The Boston Musical Intelligencer
Steven Ledbetter
… the highlight of the evening came in Garrop’s Spectacle of Light, in all its five and a half wonderful minutes. In planning for the piece, Garrop looked at many images of fireworks to get a sense of the image of celebratory explosions of colored light. She converted these images into orchestral colors both grandiose and delicate. The work begins with a brass- and bass-heavy rhythmic drive that suggests thundering energy as the remainder of the orchestra joins in. It calls for virtuosic players in a texture that sounds like a happy cross between Handel and, say, John Williams at times. The quieter central section features solo lines and dialogue particularly from the woodwind sections. In Baroque orchestral writing, such passages would normally have been given to paired soloists—two oboes, trumpets, violins, etc.—over a bass line. But Garrop planned her Spectacle as an homage to Baroque style, not an imitation of it.

The News-Gazette
John Frayne
The subject of this oratorio sounded quite daunting, nothing less than the relationship of humankind to the planet Earth from the earliest creation myths down to today's anxieties about climate change…It was a big subject, one which might have been a temptation to write a ponderous work. But Garrop's "Terra Nostra" is not like that. It expresses strong emotion, but with a lightness of touch that makes its 72-minute length go by quickly, considering the variety of moods and ideas it expresses.

Chicago Tribune
Howard Reich
Garrop, one of Chicago’s most keenly sensitive composers, has penned a score that revels in long legato lines but never to cloying effect. Quite the contrary, Garrop keeps the musical material in flux. So though the opera [The Transformation of Jane Doe] opens with ribbons of melody as Abigail dreams about a critical moment in her youth, it soon shifts to Jazz Age bustle when she’s in the newsroom, then moves on to Sondheimesque flavorings, elegiac arias and more.

Hyde Park Herald

M.L. Rantala
Chicago composer Stacy Garrop has created a splendid score [The Transformation of Jane Doe]. Her compositional vocabulary is accessible yet never predictable or formulaic. Her originality is delightful and with a very small pit ensemble (four strings, two winds, and piano) she is able to create a full and compelling sound.
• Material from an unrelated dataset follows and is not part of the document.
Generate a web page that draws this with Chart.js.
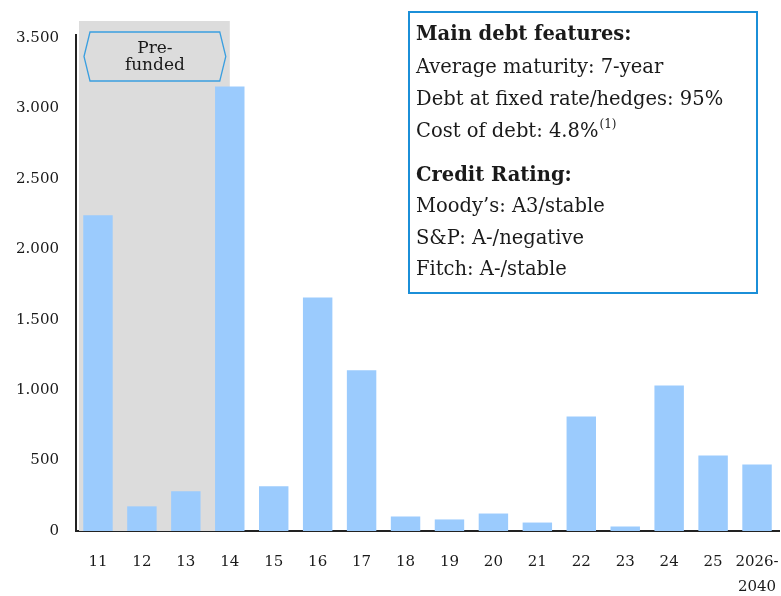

Garrop’s music envelopes you in mystery and magic…Garrop’s music is gloriously haunting, but never hokey or spooky, never stereotyped carnival fare. The sound is bracing, lyrical, complex, and even occasionally light-hearted. It features some early jazz influences so thoroughly communicated in her own musical vernacular that you never feel as if it were simply tacked on for effect.

Chicago Tribune
John von Rhein
"Thunderwalker" evokes the image of a "huge godlike figure who lives in the sky and whose footsteps fall loudly among the clouds." Cast in three sections, this is a big, bold tour de force for large symphony orchestra, that seizes your attention at once and refuses to let go. Garrop knows her modernist antecedents but she also knows how to deploy a large, colorful orchestra confidently, indeed audaciously, lashing her ritualistic rhythms forward in a manner that leaves both the orchestra and audience exhilarated.

The Boston Globe
Richard Buell
The overall impression was of something bracing, highly colored, strongly motivated; and the effects usually had causes, which isn't always the case with this sort of thing. You could imagine an idealized kind of opening-credits music from Hollywood's golden days sounding the way "Thunderwalker" does. But in this case it wasn't Bernard Hermann composing it, but Stacy Garrop.

The Post and Courier
William Furtwangler
The work that emerged as the most significant was Garrop's aptly named "Thunderwalker." In three movement following classical style - a fugue, a passacaglia, and a scherzo and trio - her music is all about primitive rituals: the invocation of gods, descent of gods and a "summit." "Thunderwalker" started thunderously, with a frightening clatter of percussion and timpani and continued to build. Garrop's orchestration was inventive and fascinating, with traces of the sound of Benjamin Britten.